Return each line of the listing below, unchanged, and omit the images.

___ SUPPLIED DATA ___

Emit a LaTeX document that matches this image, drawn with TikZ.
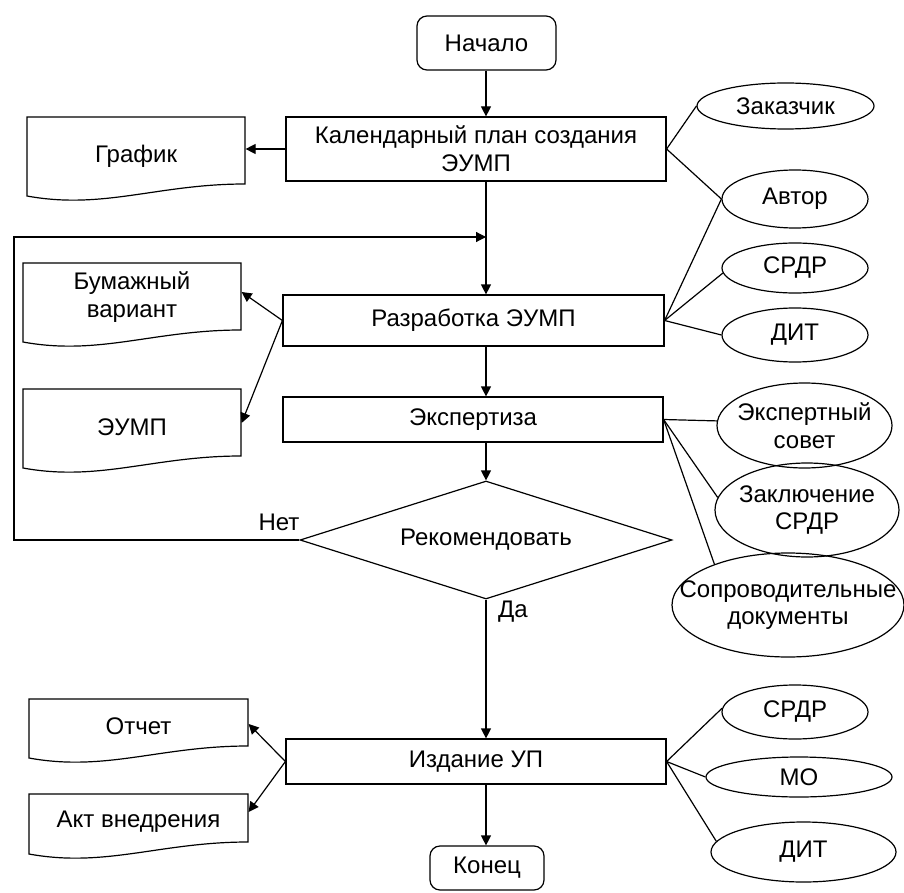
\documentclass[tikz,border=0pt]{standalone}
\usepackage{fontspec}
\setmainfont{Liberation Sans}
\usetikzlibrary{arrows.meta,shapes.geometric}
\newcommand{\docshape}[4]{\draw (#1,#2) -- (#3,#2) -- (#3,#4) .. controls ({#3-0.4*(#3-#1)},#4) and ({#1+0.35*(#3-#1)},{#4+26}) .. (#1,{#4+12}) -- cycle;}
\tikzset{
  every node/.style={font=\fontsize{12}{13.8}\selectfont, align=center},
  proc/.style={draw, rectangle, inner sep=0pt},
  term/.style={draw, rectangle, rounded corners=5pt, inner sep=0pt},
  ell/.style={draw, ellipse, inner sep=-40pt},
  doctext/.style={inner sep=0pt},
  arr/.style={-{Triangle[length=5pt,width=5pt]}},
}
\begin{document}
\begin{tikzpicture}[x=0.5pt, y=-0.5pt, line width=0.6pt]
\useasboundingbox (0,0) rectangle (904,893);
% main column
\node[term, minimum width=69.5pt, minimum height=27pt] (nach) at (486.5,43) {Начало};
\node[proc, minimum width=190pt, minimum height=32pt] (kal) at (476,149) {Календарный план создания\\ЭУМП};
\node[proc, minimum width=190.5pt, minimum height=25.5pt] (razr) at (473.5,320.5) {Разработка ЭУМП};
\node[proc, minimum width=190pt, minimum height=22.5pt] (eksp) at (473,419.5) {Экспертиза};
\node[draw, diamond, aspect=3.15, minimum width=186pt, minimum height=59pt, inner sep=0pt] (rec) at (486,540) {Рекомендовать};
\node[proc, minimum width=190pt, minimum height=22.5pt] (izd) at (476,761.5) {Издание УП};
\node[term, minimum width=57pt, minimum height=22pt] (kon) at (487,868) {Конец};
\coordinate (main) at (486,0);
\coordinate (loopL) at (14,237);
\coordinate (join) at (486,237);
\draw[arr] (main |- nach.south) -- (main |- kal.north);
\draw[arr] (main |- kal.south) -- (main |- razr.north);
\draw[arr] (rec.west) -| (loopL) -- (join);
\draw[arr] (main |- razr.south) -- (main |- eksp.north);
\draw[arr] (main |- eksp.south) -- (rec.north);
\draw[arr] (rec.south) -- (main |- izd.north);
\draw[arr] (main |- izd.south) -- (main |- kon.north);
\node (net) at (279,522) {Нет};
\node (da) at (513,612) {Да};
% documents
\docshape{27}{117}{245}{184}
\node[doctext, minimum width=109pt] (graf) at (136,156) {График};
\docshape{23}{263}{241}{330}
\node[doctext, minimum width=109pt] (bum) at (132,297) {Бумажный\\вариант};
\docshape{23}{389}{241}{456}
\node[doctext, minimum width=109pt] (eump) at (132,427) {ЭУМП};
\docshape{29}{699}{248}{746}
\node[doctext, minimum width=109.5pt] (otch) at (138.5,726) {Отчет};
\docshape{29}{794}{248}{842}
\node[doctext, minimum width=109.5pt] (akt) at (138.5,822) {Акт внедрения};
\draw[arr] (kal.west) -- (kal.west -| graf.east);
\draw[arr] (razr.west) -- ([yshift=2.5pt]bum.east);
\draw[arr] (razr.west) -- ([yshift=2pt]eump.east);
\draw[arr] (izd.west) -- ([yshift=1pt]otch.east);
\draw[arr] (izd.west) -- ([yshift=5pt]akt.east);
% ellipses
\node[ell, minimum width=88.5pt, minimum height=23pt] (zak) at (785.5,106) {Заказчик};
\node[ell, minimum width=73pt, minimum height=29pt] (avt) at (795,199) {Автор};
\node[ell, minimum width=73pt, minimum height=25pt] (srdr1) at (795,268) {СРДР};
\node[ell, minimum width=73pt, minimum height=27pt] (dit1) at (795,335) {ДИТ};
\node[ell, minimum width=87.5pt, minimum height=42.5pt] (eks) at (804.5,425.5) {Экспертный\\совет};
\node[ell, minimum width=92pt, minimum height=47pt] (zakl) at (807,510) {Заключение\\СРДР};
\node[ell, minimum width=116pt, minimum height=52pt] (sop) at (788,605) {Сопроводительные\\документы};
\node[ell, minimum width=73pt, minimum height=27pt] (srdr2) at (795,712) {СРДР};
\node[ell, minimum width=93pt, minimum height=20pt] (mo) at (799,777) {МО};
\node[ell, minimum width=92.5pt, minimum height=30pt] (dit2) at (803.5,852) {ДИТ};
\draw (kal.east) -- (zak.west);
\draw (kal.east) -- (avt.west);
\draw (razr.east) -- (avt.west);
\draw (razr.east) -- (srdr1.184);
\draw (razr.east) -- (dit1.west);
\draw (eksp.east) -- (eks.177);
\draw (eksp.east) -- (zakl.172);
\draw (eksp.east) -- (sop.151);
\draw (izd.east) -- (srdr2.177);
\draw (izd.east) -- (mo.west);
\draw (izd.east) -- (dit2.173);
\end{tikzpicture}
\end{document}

___

## [CORRECT RESULT]
Emit a LaTeX document that matches this image, drawn with TikZ.
\documentclass[tikz,border=0pt]{standalone}
\usepackage{fontspec}
\setmainfont{Liberation Sans}
\usetikzlibrary{arrows.meta,shapes.geometric}
\newcommand{\docshape}[4]{\draw (#1,#2) -- (#3,#2) -- (#3,#4) .. controls ({#3-0.4*(#3-#1)},#4) and ({#1+0.35*(#3-#1)},{#4+26}) .. (#1,{#4+12}) -- cycle;}
\tikzset{
  every node/.style={font=\fontsize{12}{13.8}\selectfont, align=center},
  proc/.style={draw, rectangle, inner sep=0pt},
  term/.style={draw, rectangle, rounded corners=5pt, inner sep=0pt},
  ell/.style={draw, ellipse, inner sep=-40pt},
  doctext/.style={inner sep=0pt},
  arr/.style={-{Triangle[length=5pt,width=5pt]}},
}
\begin{document}
\begin{tikzpicture}[x=0.5pt, y=-0.5pt, line width=0.6pt]
\useasboundingbox (0,0) rectangle (904,893);
% main column
\node[term, minimum width=69.5pt, minimum height=27pt] (nach) at (486.5,43) {Начало};
\node[proc, minimum width=190pt, minimum height=32pt] (kal) at (476,149) {Календарный план создания\\ЭУМП};
\node[proc, minimum width=190.5pt, minimum height=25.5pt] (razr) at (473.5,320.5) {Разработка ЭУМП};
\node[proc, minimum width=190pt, minimum height=22.5pt] (eksp) at (473,419.5) {Экспертиза};
\node[draw, diamond, aspect=3.15, minimum width=186pt, minimum height=59pt, inner sep=0pt] (rec) at (486,540) {Рекомендовать};
\node[proc, minimum width=190pt, minimum height=22.5pt] (izd) at (476,761.5) {Издание УП};
\node[term, minimum width=57pt, minimum height=22pt] (kon) at (487,868) {Конец};
\coordinate (main) at (486,0);
\coordinate (loopL) at (14,237);
\coordinate (join) at (486,237);
\draw[arr] (main |- nach.south) -- (main |- kal.north);
\draw[arr] (main |- kal.south) -- (main |- razr.north);
\draw[arr] (rec.west) -| (loopL) -- (join);
\draw[arr] (main |- razr.south) -- (main |- eksp.north);
\draw[arr] (main |- eksp.south) -- (rec.north);
\draw[arr] (rec.south) -- (main |- izd.north);
\draw[arr] (main |- izd.south) -- (main |- kon.north);
\node (net) at (279,522) {Нет};
\node (da) at (513,612) {Да};
% documents
\docshape{27}{117}{245}{184}
\node[doctext, minimum width=109pt] (graf) at (136,156) {График};
\docshape{23}{263}{241}{330}
\node[doctext, minimum width=109pt] (bum) at (132,297) {Бумажный\\вариант};
\docshape{23}{389}{241}{456}
\node[doctext, minimum width=109pt] (eump) at (132,427) {ЭУМП};
\docshape{29}{699}{248}{746}
\node[doctext, minimum width=109.5pt] (otch) at (138.5,726) {Отчет};
\docshape{29}{794}{248}{842}
\node[doctext, minimum width=109.5pt] (akt) at (138.5,822) {Акт внедрения};
\draw[arr] (kal.west) -- (kal.west -| graf.east);
\draw[arr] (razr.west) -- ([yshift=2.5pt]bum.east);
\draw[arr] (razr.west) -- ([yshift=2pt]eump.east);
\draw[arr] (izd.west) -- ([yshift=1pt]otch.east);
\draw[arr] (izd.west) -- ([yshift=5pt]akt.east);
% ellipses
\node[ell, minimum width=88.5pt, minimum height=23pt] (zak) at (785.5,106) {Заказчик};
\node[ell, minimum width=73pt, minimum height=29pt] (avt) at (795,199) {Автор};
\node[ell, minimum width=73pt, minimum height=25pt] (srdr1) at (795,268) {СРДР};
\node[ell, minimum width=73pt, minimum height=27pt] (dit1) at (795,335) {ДИТ};
\node[ell, minimum width=87.5pt, minimum height=42.5pt] (eks) at (804.5,425.5) {Экспертный\\совет};
\node[ell, minimum width=92pt, minimum height=47pt] (zakl) at (807,510) {Заключение\\СРДР};
\node[ell, minimum width=116pt, minimum height=52pt] (sop) at (788,605) {Сопроводительные\\документы};
\node[ell, minimum width=73pt, minimum height=27pt] (srdr2) at (795,712) {СРДР};
\node[ell, minimum width=93pt, minimum height=20pt] (mo) at (799,777) {МО};
\node[ell, minimum width=92.5pt, minimum height=30pt] (dit2) at (803.5,852) {ДИТ};
\draw (kal.east) -- (zak.west);
\draw (kal.east) -- (avt.west);
\draw (razr.east) -- (avt.west);
\draw (razr.east) -- (srdr1.184);
\draw (razr.east) -- (dit1.west);
\draw (eksp.east) -- (eks.177);
\draw (eksp.east) -- (zakl.172);
\draw (eksp.east) -- (sop.151);
\draw (izd.east) -- (srdr2.177);
\draw (izd.east) -- (mo.west);
\draw (izd.east) -- (dit2.173);
\end{tikzpicture}
\end{document}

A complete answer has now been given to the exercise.